**What needs to be done:**
Print the listing in its entirety and exactly, leaving out images.

**Given data:**
------------------------------
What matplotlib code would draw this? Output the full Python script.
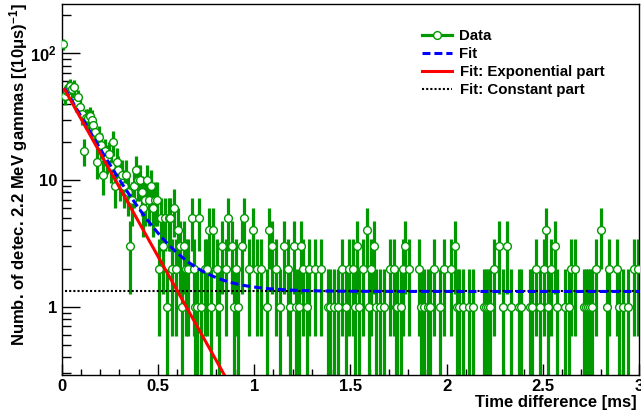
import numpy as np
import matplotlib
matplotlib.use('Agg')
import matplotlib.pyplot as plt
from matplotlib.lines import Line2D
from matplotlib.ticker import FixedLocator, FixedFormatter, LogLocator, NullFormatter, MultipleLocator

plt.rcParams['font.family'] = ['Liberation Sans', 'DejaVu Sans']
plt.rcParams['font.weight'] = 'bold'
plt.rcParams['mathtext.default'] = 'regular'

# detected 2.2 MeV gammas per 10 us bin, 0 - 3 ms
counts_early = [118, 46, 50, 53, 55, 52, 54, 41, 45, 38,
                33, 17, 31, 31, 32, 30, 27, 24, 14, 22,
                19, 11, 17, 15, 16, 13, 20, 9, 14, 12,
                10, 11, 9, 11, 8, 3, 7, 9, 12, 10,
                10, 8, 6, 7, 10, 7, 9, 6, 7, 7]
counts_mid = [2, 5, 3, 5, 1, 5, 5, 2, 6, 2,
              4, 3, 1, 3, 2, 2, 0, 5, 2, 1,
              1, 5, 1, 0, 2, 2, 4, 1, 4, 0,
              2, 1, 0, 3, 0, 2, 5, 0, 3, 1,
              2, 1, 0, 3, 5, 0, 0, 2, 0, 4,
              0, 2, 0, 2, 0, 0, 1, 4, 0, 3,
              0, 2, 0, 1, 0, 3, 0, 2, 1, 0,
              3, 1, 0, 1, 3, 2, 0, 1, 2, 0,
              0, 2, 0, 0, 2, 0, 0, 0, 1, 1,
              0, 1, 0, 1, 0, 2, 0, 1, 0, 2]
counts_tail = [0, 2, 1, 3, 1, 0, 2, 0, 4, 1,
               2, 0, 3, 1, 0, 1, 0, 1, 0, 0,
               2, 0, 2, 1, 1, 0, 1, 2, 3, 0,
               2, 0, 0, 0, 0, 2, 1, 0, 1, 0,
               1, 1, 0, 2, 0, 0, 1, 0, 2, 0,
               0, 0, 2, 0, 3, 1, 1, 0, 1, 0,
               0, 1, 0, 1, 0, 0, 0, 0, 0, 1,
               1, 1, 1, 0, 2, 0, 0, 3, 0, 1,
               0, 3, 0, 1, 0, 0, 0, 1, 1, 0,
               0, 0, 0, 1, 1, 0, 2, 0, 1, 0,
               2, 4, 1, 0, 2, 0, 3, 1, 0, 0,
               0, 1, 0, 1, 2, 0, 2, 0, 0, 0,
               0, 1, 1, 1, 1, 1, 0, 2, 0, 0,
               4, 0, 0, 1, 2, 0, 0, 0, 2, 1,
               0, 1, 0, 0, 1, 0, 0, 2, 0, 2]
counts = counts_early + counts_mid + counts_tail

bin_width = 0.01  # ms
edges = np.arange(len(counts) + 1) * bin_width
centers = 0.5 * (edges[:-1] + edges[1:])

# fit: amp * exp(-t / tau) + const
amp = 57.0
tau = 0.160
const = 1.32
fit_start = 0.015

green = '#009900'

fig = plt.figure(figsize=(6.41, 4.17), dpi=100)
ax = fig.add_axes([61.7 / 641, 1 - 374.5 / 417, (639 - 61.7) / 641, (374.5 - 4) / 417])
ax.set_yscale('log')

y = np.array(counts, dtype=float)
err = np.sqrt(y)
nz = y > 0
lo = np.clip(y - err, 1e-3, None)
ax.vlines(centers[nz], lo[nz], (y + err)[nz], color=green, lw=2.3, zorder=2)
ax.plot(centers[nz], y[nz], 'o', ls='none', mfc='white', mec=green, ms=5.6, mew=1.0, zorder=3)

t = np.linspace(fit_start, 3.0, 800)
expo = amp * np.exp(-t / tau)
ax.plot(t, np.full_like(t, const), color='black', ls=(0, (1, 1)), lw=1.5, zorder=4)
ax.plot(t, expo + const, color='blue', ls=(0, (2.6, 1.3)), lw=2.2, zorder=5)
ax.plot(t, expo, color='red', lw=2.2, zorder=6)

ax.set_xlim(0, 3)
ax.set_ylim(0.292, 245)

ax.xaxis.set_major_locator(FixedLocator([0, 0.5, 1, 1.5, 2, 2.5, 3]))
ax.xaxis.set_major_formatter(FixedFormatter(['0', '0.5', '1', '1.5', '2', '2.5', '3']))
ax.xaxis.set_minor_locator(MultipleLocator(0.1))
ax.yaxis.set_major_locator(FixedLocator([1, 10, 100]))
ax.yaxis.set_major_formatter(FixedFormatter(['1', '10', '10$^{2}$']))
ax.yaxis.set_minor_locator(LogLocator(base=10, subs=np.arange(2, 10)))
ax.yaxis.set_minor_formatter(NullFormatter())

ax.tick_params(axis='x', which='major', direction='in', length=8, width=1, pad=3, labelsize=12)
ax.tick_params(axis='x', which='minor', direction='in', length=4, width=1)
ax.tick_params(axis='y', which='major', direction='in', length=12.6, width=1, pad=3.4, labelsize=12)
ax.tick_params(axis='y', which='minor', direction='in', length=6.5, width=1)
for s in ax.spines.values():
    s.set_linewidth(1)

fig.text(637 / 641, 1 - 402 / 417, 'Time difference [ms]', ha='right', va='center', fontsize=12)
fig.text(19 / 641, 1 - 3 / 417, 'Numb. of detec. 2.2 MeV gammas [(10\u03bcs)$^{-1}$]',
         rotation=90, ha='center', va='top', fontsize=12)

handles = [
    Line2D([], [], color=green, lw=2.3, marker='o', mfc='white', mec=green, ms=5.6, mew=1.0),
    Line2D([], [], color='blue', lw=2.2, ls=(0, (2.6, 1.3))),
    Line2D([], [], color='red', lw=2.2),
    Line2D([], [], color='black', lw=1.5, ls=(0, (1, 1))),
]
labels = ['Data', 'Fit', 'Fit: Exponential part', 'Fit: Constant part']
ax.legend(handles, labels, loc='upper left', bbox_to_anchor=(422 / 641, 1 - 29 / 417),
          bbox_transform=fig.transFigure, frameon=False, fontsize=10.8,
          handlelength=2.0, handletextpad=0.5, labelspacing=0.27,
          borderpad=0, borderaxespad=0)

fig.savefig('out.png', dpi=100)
------------------------------
**Answer to this exercise:**
What matplotlib code would draw this? Output the full Python script.
import numpy as np
import matplotlib
matplotlib.use('Agg')
import matplotlib.pyplot as plt
from matplotlib.lines import Line2D
from matplotlib.ticker import FixedLocator, FixedFormatter, LogLocator, NullFormatter, MultipleLocator

plt.rcParams['font.family'] = ['Liberation Sans', 'DejaVu Sans']
plt.rcParams['font.weight'] = 'bold'
plt.rcParams['mathtext.default'] = 'regular'

# detected 2.2 MeV gammas per 10 us bin, 0 - 3 ms
counts_early = [118, 46, 50, 53, 55, 52, 54, 41, 45, 38,
                33, 17, 31, 31, 32, 30, 27, 24, 14, 22,
                19, 11, 17, 15, 16, 13, 20, 9, 14, 12,
                10, 11, 9, 11, 8, 3, 7, 9, 12, 10,
                10, 8, 6, 7, 10, 7, 9, 6, 7, 7]
counts_mid = [2, 5, 3, 5, 1, 5, 5, 2, 6, 2,
              4, 3, 1, 3, 2, 2, 0, 5, 2, 1,
              1, 5, 1, 0, 2, 2, 4, 1, 4, 0,
              2, 1, 0, 3, 0, 2, 5, 0, 3, 1,
              2, 1, 0, 3, 5, 0, 0, 2, 0, 4,
              0, 2, 0, 2, 0, 0, 1, 4, 0, 3,
              0, 2, 0, 1, 0, 3, 0, 2, 1, 0,
              3, 1, 0, 1, 3, 2, 0, 1, 2, 0,
              0, 2, 0, 0, 2, 0, 0, 0, 1, 1,
              0, 1, 0, 1, 0, 2, 0, 1, 0, 2]
counts_tail = [0, 2, 1, 3, 1, 0, 2, 0, 4, 1,
               2, 0, 3, 1, 0, 1, 0, 1, 0, 0,
               2, 0, 2, 1, 1, 0, 1, 2, 3, 0,
               2, 0, 0, 0, 0, 2, 1, 0, 1, 0,
               1, 1, 0, 2, 0, 0, 1, 0, 2, 0,
               0, 0, 2, 0, 3, 1, 1, 0, 1, 0,
               0, 1, 0, 1, 0, 0, 0, 0, 0, 1,
               1, 1, 1, 0, 2, 0, 0, 3, 0, 1,
               0, 3, 0, 1, 0, 0, 0, 1, 1, 0,
               0, 0, 0, 1, 1, 0, 2, 0, 1, 0,
               2, 4, 1, 0, 2, 0, 3, 1, 0, 0,
               0, 1, 0, 1, 2, 0, 2, 0, 0, 0,
               0, 1, 1, 1, 1, 1, 0, 2, 0, 0,
               4, 0, 0, 1, 2, 0, 0, 0, 2, 1,
               0, 1, 0, 0, 1, 0, 0, 2, 0, 2]
counts = counts_early + counts_mid + counts_tail

bin_width = 0.01  # ms
edges = np.arange(len(counts) + 1) * bin_width
centers = 0.5 * (edges[:-1] + edges[1:])

# fit: amp * exp(-t / tau) + const
amp = 57.0
tau = 0.160
const = 1.32
fit_start = 0.015

green = '#009900'

fig = plt.figure(figsize=(6.41, 4.17), dpi=100)
ax = fig.add_axes([61.7 / 641, 1 - 374.5 / 417, (639 - 61.7) / 641, (374.5 - 4) / 417])
ax.set_yscale('log')

y = np.array(counts, dtype=float)
err = np.sqrt(y)
nz = y > 0
lo = np.clip(y - err, 1e-3, None)
ax.vlines(centers[nz], lo[nz], (y + err)[nz], color=green, lw=2.3, zorder=2)
ax.plot(centers[nz], y[nz], 'o', ls='none', mfc='white', mec=green, ms=5.6, mew=1.0, zorder=3)

t = np.linspace(fit_start, 3.0, 800)
expo = amp * np.exp(-t / tau)
ax.plot(t, np.full_like(t, const), color='black', ls=(0, (1, 1)), lw=1.5, zorder=4)
ax.plot(t, expo + const, color='blue', ls=(0, (2.6, 1.3)), lw=2.2, zorder=5)
ax.plot(t, expo, color='red', lw=2.2, zorder=6)

ax.set_xlim(0, 3)
ax.set_ylim(0.292, 245)

ax.xaxis.set_major_locator(FixedLocator([0, 0.5, 1, 1.5, 2, 2.5, 3]))
ax.xaxis.set_major_formatter(FixedFormatter(['0', '0.5', '1', '1.5', '2', '2.5', '3']))
ax.xaxis.set_minor_locator(MultipleLocator(0.1))
ax.yaxis.set_major_locator(FixedLocator([1, 10, 100]))
ax.yaxis.set_major_formatter(FixedFormatter(['1', '10', '10$^{2}$']))
ax.yaxis.set_minor_locator(LogLocator(base=10, subs=np.arange(2, 10)))
ax.yaxis.set_minor_formatter(NullFormatter())

ax.tick_params(axis='x', which='major', direction='in', length=8, width=1, pad=3, labelsize=12)
ax.tick_params(axis='x', which='minor', direction='in', length=4, width=1)
ax.tick_params(axis='y', which='major', direction='in', length=12.6, width=1, pad=3.4, labelsize=12)
ax.tick_params(axis='y', which='minor', direction='in', length=6.5, width=1)
for s in ax.spines.values():
    s.set_linewidth(1)

fig.text(637 / 641, 1 - 402 / 417, 'Time difference [ms]', ha='right', va='center', fontsize=12)
fig.text(19 / 641, 1 - 3 / 417, 'Numb. of detec. 2.2 MeV gammas [(10\u03bcs)$^{-1}$]',
         rotation=90, ha='center', va='top', fontsize=12)

handles = [
    Line2D([], [], color=green, lw=2.3, marker='o', mfc='white', mec=green, ms=5.6, mew=1.0),
    Line2D([], [], color='blue', lw=2.2, ls=(0, (2.6, 1.3))),
    Line2D([], [], color='red', lw=2.2),
    Line2D([], [], color='black', lw=1.5, ls=(0, (1, 1))),
]
labels = ['Data', 'Fit', 'Fit: Exponential part', 'Fit: Constant part']
ax.legend(handles, labels, loc='upper left', bbox_to_anchor=(422 / 641, 1 - 29 / 417),
          bbox_transform=fig.transFigure, frameon=False, fontsize=10.8,
          handlelength=2.0, handletextpad=0.5, labelspacing=0.27,
          borderpad=0, borderaxespad=0)

fig.savefig('out.png', dpi=100)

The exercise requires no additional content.